By Albert Amateau
There’s an off chance that you’ll get a whiff of fish and chips on a Village street when a black London taxi drives by.
If you do, it’s more than likely that Sean Kavanagh-Dowsett, a partner with his wife in Tea & Sympathy and A Salt & Battery, two adjacent restaurants on Greenwich Ave., will be driving that cab.
In London, cabs run on diesel fuel. Kavanagh-Dowsett converted his cab — which he bought earlier this year with the help of a friend in Britain where he was born and raised — to run on diesel and filtered, used cooking oil.
“I did it because it’s green. We have a daughter who is 6½ years old and I’d like to say I’m doing something for the planet,” he told this reporter last week. “We also have an unlimited supply of cooking oil,” he said, noting, “You can’t throw cooking oil away in the garbage or in the sewer. You have to pay someone to take it away.”
He had the cab shipped from England to Port Elizabeth, N.J., in April, picked it up at the dock, took it through customs and drove it to Holyoke, Mass. There he bought a cooking-oil conversion kit from a man who makes them. He then drove to Greenfield, Mass., where a mechanic installed the device in the cab.
Kavanagh-Dowsett drove the vehicle back to the Village after a test run on cooking oil.
“I waited until it was all done before I unveiled it to the missus,” he said. His wife, Nicky Perry, who founded Tea & Sympathy 20 years ago, said she didn’t know it was happening until she saw the cab in front of the shop and it was too late to do anything about it.
The total cost was $11,500, including shipping the car across the pond and about $5,000 for the conversion kit and installation, Kavanagh-Dowsett said. In addition to very low-cost fuel, there are federal and state tax incentives for commercial vehicles using recycled cooking oil for fuel. Kavanagh-Dowsett uses the cab for deliveries and other business-related trips in the city.
The cab starts on diesel. After a minute or so, a dashboard dial indicates the filtered cooking oil is hot enough, and the driver pushes a button to switch the fuel.
“There’s no discernable difference in performance, no bump or shift,” he said during a demonstration drive last week, and his two guest passengers agreed.
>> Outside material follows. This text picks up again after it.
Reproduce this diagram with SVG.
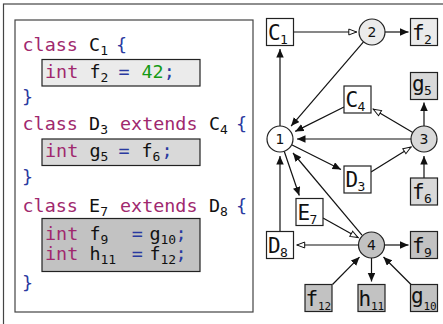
<svg xmlns="http://www.w3.org/2000/svg" width="443" height="324" viewBox="0 0 443 324">
<style>
.code{font-family:"DejaVu Sans Mono","Liberation Mono",monospace;font-size:18.4px;fill:#111}
.kw{fill:#a0286e}
.bl{fill:#2a3aa0}
.gr{fill:#159a15}
.sub{font-size:13px}
.frame{fill:none;stroke:#444;stroke-width:1.2}
.hl1{fill:#ebebeb;stroke:#222;stroke-width:1.2}
.hl2{fill:#d9d9d9;stroke:#222;stroke-width:1.2}
.hl3{fill:#c2c2c2;stroke:#222;stroke-width:1.2}
.box{stroke:#222;stroke-width:1.2}
.w{fill:#fff}
.lbl{font-family:"DejaVu Sans Mono","Liberation Mono",monospace;font-size:21px;fill:#111}
.lsub{font-size:13px}
.lsub2{font-size:11px}
.num{font-family:"DejaVu Sans","Liberation Sans",sans-serif;font-size:14px;fill:#111;text-anchor:middle}
.e{fill:none;stroke:#111;stroke-width:1.2}
.f{marker-end:url(#fa)}
.o{marker-end:url(#oa)}
</style>
<defs>
<marker id="fa" markerUnits="userSpaceOnUse" markerWidth="9" markerHeight="8" refX="8.5" refY="3.75" orient="auto">
<path d="M0,0 L8.5,3.75 L0,7.5 z" fill="#111"/>
</marker>
<marker id="oa" markerUnits="userSpaceOnUse" markerWidth="10" markerHeight="8" refX="9" refY="3.75" orient="auto">
<path d="M0.8,0.8 L8.6,3.75 L0.8,6.7 z" fill="#fff" stroke="#111" stroke-width="1"/>
</marker>
</defs>
<rect x="0" y="0" width="443" height="324" fill="#fff"/>
<rect class="frame" x="3.5" y="4" width="470" height="340" stroke="#555"/>

<g id="code">
<rect class="frame" x="15" y="20" width="238" height="292" stroke="#333"/>
<rect class="hl1" x="42" y="59.5" width="158" height="26.5"/>
<rect class="hl2" x="42" y="139" width="158" height="26.5"/>
<rect class="hl3" x="42" y="218.5" width="158" height="53"/>
<text class="code"><tspan class="kw" x="22.5" y="51">class</tspan><tspan x="89.1" y="51">C</tspan><tspan class="sub" x="100.2" y="55">1</tspan><tspan class="bl" x="116" y="51">{</tspan></text>
<text class="code"><tspan class="kw" x="45" y="77.5">int</tspan><tspan x="89.4" y="77.5">f</tspan><tspan class="sub" x="100.5" y="81.5">2</tspan><tspan class="bl" x="118.5" y="77.5">=</tspan><tspan class="gr" x="141.5" y="77.5">42</tspan><tspan class="bl" x="163.7" y="77.5">;</tspan></text>
<text class="code"><tspan class="bl" x="22" y="103">}</tspan></text>
<text class="code"><tspan class="kw" x="22.5" y="130">class</tspan><tspan x="89.1" y="130">D</tspan><tspan class="sub" x="100.2" y="134">3</tspan><tspan class="kw" x="120" y="130">extends</tspan><tspan x="209" y="130">C</tspan><tspan class="sub" x="220.1" y="134">4</tspan><tspan class="bl" x="236" y="130">{</tspan></text>
<text class="code"><tspan class="kw" x="45" y="157">int</tspan><tspan x="89.4" y="157">g</tspan><tspan class="sub" x="100.5" y="161">5</tspan><tspan class="bl" x="118.5" y="157">=</tspan><tspan x="141.5" y="157">f</tspan><tspan class="sub" x="152.6" y="161">6</tspan><tspan class="bl" x="161.5" y="157">;</tspan></text>
<text class="code"><tspan class="bl" x="22" y="183">}</tspan></text>
<text class="code"><tspan class="kw" x="22.5" y="211.5">class</tspan><tspan x="89.1" y="211.5">E</tspan><tspan class="sub" x="100.2" y="215.5">7</tspan><tspan class="kw" x="120" y="211.5">extends</tspan><tspan x="209" y="211.5">D</tspan><tspan class="sub" x="220.1" y="215.5">8</tspan><tspan class="bl" x="236" y="211.5">{</tspan></text>
<text class="code"><tspan class="kw" x="45" y="240">int</tspan><tspan x="89.4" y="240">f</tspan><tspan class="sub" x="100.5" y="244">9</tspan><tspan class="bl" x="131.8" y="240">=</tspan><tspan x="149.4" y="240">g</tspan><tspan class="sub" x="160.5" y="244">10</tspan><tspan class="bl" x="175.5" y="240">;</tspan></text>
<text class="code"><tspan class="kw" x="45" y="260">int</tspan><tspan x="89.4" y="260">h</tspan><tspan class="sub" x="100.5" y="264">11</tspan><tspan class="bl" x="131.8" y="260">=</tspan><tspan x="149.4" y="260">f</tspan><tspan class="sub" x="160.5" y="264">12</tspan><tspan class="bl" x="175.5" y="260">;</tspan></text>
<text class="code"><tspan class="bl" x="22" y="289">}</tspan></text>
</g>

<g id="connectors">
<line class="e o" x1="294" y1="32" x2="357" y2="32"/>
<line class="e f" x1="385" y1="32" x2="408.5" y2="32"/>
<line class="e f" x1="363.5" y1="41.9" x2="291.1" y2="126.1"/>
<line class="e f" x1="280" y1="126" x2="280" y2="49"/>
<line class="e f" x1="344" y1="107" x2="295.2" y2="131.4"/>
<line class="e o" x1="412.8" y1="132.4" x2="373" y2="109"/>
<line class="e f" x1="411" y1="139" x2="297" y2="139"/>
<line class="e f" x1="424" y1="126" x2="424" y2="102.5"/>
<line class="e f" x1="424" y1="178" x2="424" y2="156"/>
<line class="e o" x1="371" y1="172" x2="411.3" y2="146.9"/>
<line class="e f" x1="291.6" y1="144.8" x2="341" y2="169.5"/>
<line class="e f" x1="284.2" y1="151.3" x2="299.3" y2="195.5"/>
<line class="e f" x1="362" y1="235.2" x2="293" y2="153"/>
<line class="e o" x1="323" y1="218" x2="358.4" y2="237.8"/>
<line class="e o" x1="358.5" y1="245" x2="296.5" y2="245"/>
<line class="e f" x1="280" y1="231.5" x2="280" y2="156"/>
<line class="e f" x1="384.5" y1="245" x2="408.5" y2="245"/>
<line class="e f" x1="332.5" y1="284.5" x2="359.5" y2="257.1"/>
<line class="e f" x1="371.5" y1="258" x2="371.5" y2="281.5"/>
<line class="e f" x1="411" y1="284.5" x2="383.5" y2="257"/>
</g>

<g id="n1"><circle class="box w" cx="280" cy="139" r="13"/><text class="num" x="280" y="144">1</text></g>
<g id="n2"><circle class="hl1" cx="372" cy="32" r="13"/><text class="num" x="372" y="37">2</text></g>
<g id="n3"><circle class="hl2" cx="424" cy="139" r="13"/><text class="num" x="424" y="144">3</text></g>
<g id="n4"><circle class="hl3" cx="371.5" cy="245" r="13"/><text class="num" x="371.5" y="250">4</text></g>

<g id="C1"><rect class="box w" x="266.5" y="18.5" width="27" height="27"/><text class="lbl"><tspan x="268" y="39.5">C</tspan><tspan class="lsub" x="280" y="43.5">1</tspan></text></g>
<g id="f2"><rect class="hl1" x="410.5" y="18.5" width="27" height="27"/><text class="lbl"><tspan x="412" y="39.5">f</tspan><tspan class="lsub" x="424" y="43.5">2</tspan></text></g>
<g id="C4"><rect class="box w" x="344" y="86" width="27" height="27"/><text class="lbl"><tspan x="345.5" y="107">C</tspan><tspan class="lsub" x="357.5" y="111">4</tspan></text></g>
<g id="g5"><rect class="hl2" x="410.5" y="72.5" width="27" height="27"/><text class="lbl"><tspan x="412" y="91">g</tspan><tspan class="lsub" x="424" y="95">5</tspan></text></g>
<g id="D3"><rect class="box w" x="344" y="166" width="27" height="27"/><text class="lbl"><tspan x="345.5" y="187">D</tspan><tspan class="lsub" x="357.5" y="191">3</tspan></text></g>
<g id="f6"><rect class="hl2" x="410.5" y="178" width="27" height="27"/><text class="lbl"><tspan x="412" y="199">f</tspan><tspan class="lsub" x="424" y="203">6</tspan></text></g>
<g id="E7"><rect class="box w" x="296" y="198.5" width="27" height="27"/><text class="lbl"><tspan x="297.5" y="219.5">E</tspan><tspan class="lsub" x="309.5" y="223.5">7</tspan></text></g>
<g id="D8"><rect class="box w" x="266.5" y="231.5" width="27" height="27"/><text class="lbl"><tspan x="268" y="252.5">D</tspan><tspan class="lsub" x="280" y="256.5">8</tspan></text></g>
<g id="f9"><rect class="hl3" x="410.5" y="231.5" width="27" height="27"/><text class="lbl"><tspan x="412" y="252.5">f</tspan><tspan class="lsub" x="424" y="256.5">9</tspan></text></g>
<g id="f12"><rect class="hl3" x="305" y="284.5" width="27" height="27"/><text class="lbl"><tspan x="305.5" y="305.5">f</tspan><tspan class="lsub2" x="318" y="309.5">12</tspan></text></g>
<g id="h11"><rect class="hl3" x="358" y="284.5" width="27" height="27"/><text class="lbl"><tspan x="358.5" y="305.5">h</tspan><tspan class="lsub2" x="371" y="309.5">11</tspan></text></g>
<g id="g10"><rect class="hl3" x="410.5" y="284.5" width="27" height="27"/><text class="lbl"><tspan x="411" y="303">g</tspan><tspan class="lsub2" x="423.5" y="309.5">10</tspan></text></g>
</svg>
A minute before turning off the engine after parking, the driver pushes another button to purge the fuel line and switch back to diesel for the next start. During the stop-and-go of commercial driving, the cooking oil needs only a few seconds to get hot enough to use.
“It just needs diesel to start and stop and you get a little over 30 miles a gallon,” he said.
In addition to the cab’s original 25-gallon diesel fuel tank under the boot (the British word for trunk), the conversion involves a 15-gallon tank in the boot for the cooking oil. The tank has a filter for the oil, and hoses bring heat from the engine to the tank. Separate fuel lines for diesel and oil lead to the engine and join at a solenoid valve where the switching occurs, Kavanagh-Dowsett explained. The cooking-oil line also has another filter before joining the combined line.
Some local commercial vans use biodiesel fuel that has been denatured and processed for use as fuel; but Kavanagh-Dowsett said he doesn’t know of any other commercial vehicle that runs on unprocessed, recycled cooking oil.
His black London cab is distinctive enough to get comments and questions from passersby. HSBC bank uses at least one London cab painted red and white, Kavanagh-Dowsett noted. But he said he believed it was converted to gasoline.
“I’ve been thinking about this for some time,” he said, regarding cooking-oil fuel. “A couple of years ago a couple of guys from Vermont in a truck stopped at the store and asked if they could have some cooking oil to use for fuel,” he recalled.